Mwanahamis Salimu, Campaigns and Advocacy Officer for Economic Justice for Oxfam Tanzania, and part of a cohort of women “dressed in purple symbolising women’s struggles and also life”, stressed the need to not just convince the government of the important contribution that women make to the economy through their role as both feeders and carers, but also to convince women themselves. As part of their local campaign work for the ‘GROW’ campaign they have been asking households to fill in a questionnaire asking ‘how much do women produce?’, and ‘what challenges do they face?’ The aim, applauded by participants at the workshop, is to bring the debate from the Forum into the family sphere.

Maria Mateo, a Guatemalan Mayan activist and founder of an alliance for rural women, stressed the need to move beyond a “system of exchange” economic model and develop a more wholesome concept of economy and economic citizenship. Anjela Miles from the International Feminist Network for the Gift Economy echoed this vision, calling for a shift towards “production for use and not exchange” and for an economy that is organised “in connection with our society and spirituality”. It is not a question of sustaining growth, she said, but of “sustaining life”.

Maria’s inspiring comments took me back to Gita’s impassioned speech earlier in the day, and in particular to her repetition of the word “blackmail”: we mustn’t accept “blackmail” from multinational corporations. Women must stay active in the countryside, at the heart of food security. To echo the words of Maria, “if women cannot be here then they will be nowhere. Economic development needs to happen here, as the multinationals know all too well!” Yet what such development looks like, and how it is practised still appears “up for grabs”. A key challenge women face is persuading policy makers to visit projects on the ground, and to encourage women to take up positions in local governance. In Nepal more than 75% women are engaged in agriculture and contribute more than 60% of total economy. Out of 8,150 civil personnel in agriculture sector, only 6% are women.

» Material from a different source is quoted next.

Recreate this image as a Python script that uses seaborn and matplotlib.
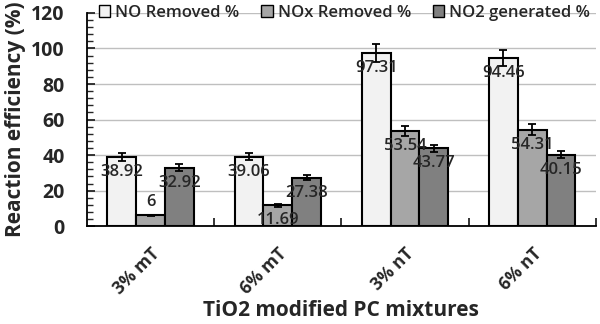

More equitable tax systems, a definition of productivity that is able to sustain the diverse contributions of women and women’s leadership: it seems that a renegotiation of the social contract is overdue,  and it is time that states listened to women working on the ground to develop a new and more aspirational model of economic citizen. As I heard three different people say at various points in the day, “economics is not rocket science”. It is therefore time to direct economic analysis and policy making away from the ether and towards the efforts of grass-roots women on the ground. Women all over the world are tackling the “blackmail” of multinational corporations and showing the world that investing in women’s rights means investing in a transformed system and the sustenance of life.